Aunque nunca apoyó en forma directa la lucha armada, solía aclarar que en América Latina existía una violencia institucionalizada: la violencia del hambre. Jamás se cansó de insistir en la necesidad de radicalizar el compromiso y cambiar las cosas de raíz. Hablaba, ya en los ‘60, de la “patria grande”. Y hasta llegó a decir en el programa de Bernardo Neustadt que el socialismo “es el régimen que menos contraría la moral cristiana”.
Era cantado que alguien con esas ideas no podría vivir demasiado tranquilo en la Argentina de los ‘70. Mugica no fue la excepción. “Debido a su ‘opción por los pobres’ concretada en una activa militancia social y por su independencia política recibió críticas de todos los sectores; amenazas de muerte y diversos ataques e intentos de matarlo. El 11 de mayo de 1974 fue emboscado cuando se disponía a subir a su Renault 4 azul estacionado en la puerta de la iglesia de San Francisco Solano”, dice Wikipedia, que también explica en su artículo sobre el cura que existieron distintas hipótesis sobre su asesinato, aunque la opinión mayoritaria se inclinó por imputar el crimen a la Triple A.

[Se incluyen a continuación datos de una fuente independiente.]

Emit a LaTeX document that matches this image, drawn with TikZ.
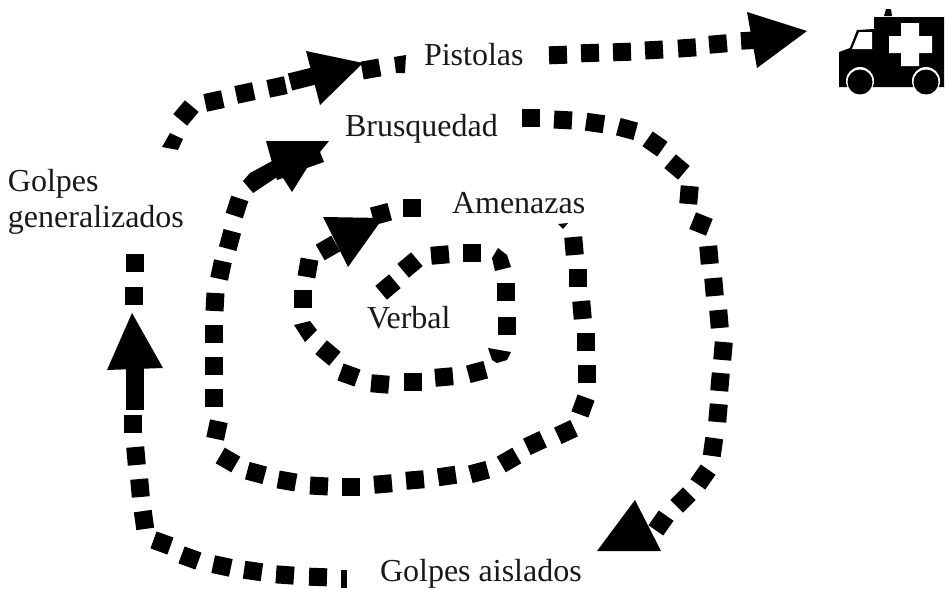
\documentclass[tikz,border=0pt]{standalone}
\usepackage{fontspec}
\setmainfont{Liberation Serif}
\tikzset{
  lbl/.style={anchor=base west,inner sep=0pt,outer sep=0pt,font=\fontsize{32}{36}\selectfont,text=black!90},
  headtri/.style={fill=black},
  thickdash/.style={line width=17.5pt,black},
  white part/.style={fill=white}
}
\newcommand{\dashes}[1]{\foreach \px/\py/\pa in {#1}{\fill[black,shift={(\px,\py)},rotate=\pa] (-9,-9) rectangle (9,9);}}
\begin{document}
\begin{tikzpicture}[x=1pt,y=-1pt]
\useasboundingbox (0,0) rectangle (945,589);
\fill[white] (0,0) rectangle (945,589);
% inner spiral
\dashes{388/287/40,410/265/40,440/255/5,472/253/0,506/292/0,507/326/0,477/372/15,444/377/5,413/382/0,380/384/-5,349/375/-20,328/353/-40,303/299/0,308/268/-10,328/248/30,381/214/15,412/208/0}
\fill (498,248) -- (507,255) -- (511,267) -- (495,271) -- (492,258) -- cycle;
\fill (488,348) -- (511,352) -- (507,360) -- (497,363) -- (492,360) -- cycle;
\fill (294,325) -- (310,321) -- (317,330) -- (305,342) -- cycle;
\fill[headtri] (323,217) -- (383,218) -- (348,267) -- cycle;
% second spiral
\fill (558,224) -- (568,223) -- (563,229) -- cycle;
\dashes{574/246/5,578/278/0,582/310/5,586/342/0,587/374/0,583/406/-20,566/432/25,535/443/25,509/460/30,479/472/15,447/476/8,415/480/5,383/484/5,351/487/0,319/486/-3,287/481/-10,256/473/-15,228/460/-30,217/430/-12,214/398/0,214/366/0,214/334/0,215/302/-3,221/270/-12,230/240/-15,237/207/-18}
\fill (243,181) -- (253,193) -- (277,177) -- (274,160) -- (250,173) -- cycle;
\fill[headtri] (266,141) -- (329,141) -- (320,152) -- (324,162) -- (307,168) -- (292,192) -- (283,178) -- (277,180) -- cycle;
% third spiral
\dashes{531/118/0,563/120/-3,595/123/-8,627/129/-15,655/144/-35,677/167/-40,689/195/-5,701/224/-22,709/255/5,714/287/5,719/319/5,723/351/-5,720/382/-5,718/413/-5,713/447/-8,703/477/-35,683/500/-45,661/523/-35}
\fill[headtri] (635,500) -- (661,551) -- (597,551) -- cycle;
% outer spiral
\fill (341,570) rectangle (347,588);
\dashes{318/577/-2,285/575/-4,253/571/-8,222/566/-12,190/558/-20,162/543/-20,144/520/8,140/488/5,136/456/5,133/424/0,134/296/0,135/263/0}
\draw[thickdash] (135,335) -- (135,410);
\fill[headtri] (132,313) -- (163,368) -- (107,370) -- cycle;
\fill (162,147) -- (170,133) -- (183,139) -- (178,150) -- cycle;
\dashes{186/113/-40,214/101/12,245/93/12,277/87/12}
\draw[thickdash] (290,82) -- (322,74);
\fill[headtri] (306,51) -- (363,63) -- (320,105) -- cycle;
\dashes{371/69/10}
\fill (394,57) -- (406,55) -- (405,73) -- (396,73) -- cycle;
\dashes{558/55/2,590/53/2,622/52/2,654/50/3,687/48/4,718/44/5}
\draw[thickdash] (741,41) -- (757,40);
\fill[headtri] (747,12) -- (807,31) -- (757,68) -- cycle;
% ambulance
\fill (839,87) -- (839,52) -- (850,48) -- (857,30) -- (874,29) -- (874,17) -- (944,17) -- (944,87) -- cycle;
\fill (884,16) -- (892,16) -- (891,9) -- (886,9) -- cycle;
\fill[white part] (852,49) -- (859,32) -- (872,32) -- (872,49) -- cycle;
\fill[white part] (901,23) rectangle (919,36) (889,36) rectangle (932,53) (901,53) rectangle (919,66);
\fill[white part] (860,81) circle (14) (926,81) circle (14);
\fill[white part] (844,88) rectangle (942,96);
\fill (860,82) circle (12.5) (926,82) circle (12.5);
% labels
\node[lbl] (pistolas) at (424,65) {Pistolas};
\node[lbl] (brusquedad) at (345,136) {Brusquedad};
\node[lbl] (amenazas) at (452,213) {Amenazas};
\node[lbl] (verbal) at (367,328) {Verbal};
\node[lbl] (aislados) at (380,581) {Golpes aislados};
\node[lbl] (golpes) at (8,191) {Golpes};
\node[lbl] (generalizados) at (8,227) {generalizados};
\end{tikzpicture}
\end{document}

¿Por qué recordar entonces a Mugica? Guillermo Torre, párroco de la Cristo Obrero, fue quien remarcó ayer el llamado del papa Francisco a construir una iglesia pobre para los pobres: “la memoria del padre Carlos nos tiene que transmitir esa mística de servir en un compromiso serio en los barrios”. Víctor Heredia, antes de cantar, se refirió a “una historia de militancia y de lucha que no se va a olvidar nunca”. Por eso recordar a Mugica tal vez tenga que ver con su entrega incansable, o con el hecho de que fuera un idealista, alguien que luchó hasta el final y que supo además tener la cualidad más linda de un revolucionario.